Because conservative minds are generally more deferential to group unity than independent-thinking liberal brains, the study posits, conservatives are particularly prone to agreeing with their peers when they think everyone thinks the same thing. So conservatives who believe that all their friends and family accept the reality of climate change are much more likely to do so themselves compared to those who don’t believe there is a social consensus about climate science.
This makes sense: it’s a lot harder to believe your wife or neighbor is a covert communist agent as opposed to a random scientist you’ve never met. The study also found that a conservative’s family more than their friends was an indicator of their own beliefs. This adds a national perspective to the recent study showing conservative fathers in North Carolina were particularly persuadable by their daughters.
So while the perennial guides for arguing with your cranky denier uncle are helping, this study suggests that it might be even more effective to keep the conversation around him, but not involving him. If the whole table is casually taking the consensus for granted in a discussion that is merely conversational rather than confrontational, it normalizes the issue in a way that conservative brains are especially hard-wired to respect and follow.
One of the key findings, according to the study, is that the ideological resistance to climate concern was weakest when respondents “perceived that their friends and family thought it was important for the respondent to take action on global warming.”

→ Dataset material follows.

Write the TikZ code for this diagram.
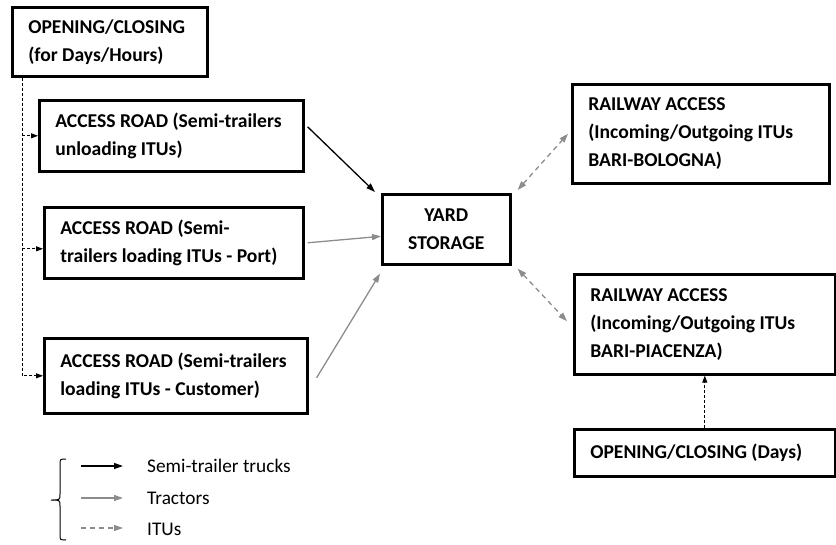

So not only is it important for families to talk about the issue if they want to wear down Dad’s denial (let’s be honest, it’s always going to be Dad), but it’s also crucial they share their own feelings about how they expect him to join in the fight and do his part.
And again, all this makes sense. Although the study doesn’t necessarily get into it, there is a personal identity hierarchy that applies to all of us. While deniers may be interpreting climate information through the lens of their (conservative) political identity, that’s perhaps not as strong as their identity as a resident of a town or state.
If those two identities come into conflict, that cognitive dissonance is apt to be resolved in favor of alignment with the more immediate circle: their neighbors. And of course everyone is inclined to consider their position in the family as key to identity, particularly parents, and even more so the sort of man who considers his place as the Head of the Household to be a defining feature of his identity.
In short, it comes down to: “Dad, who do you care more about? Your children, or Fox News pundits?”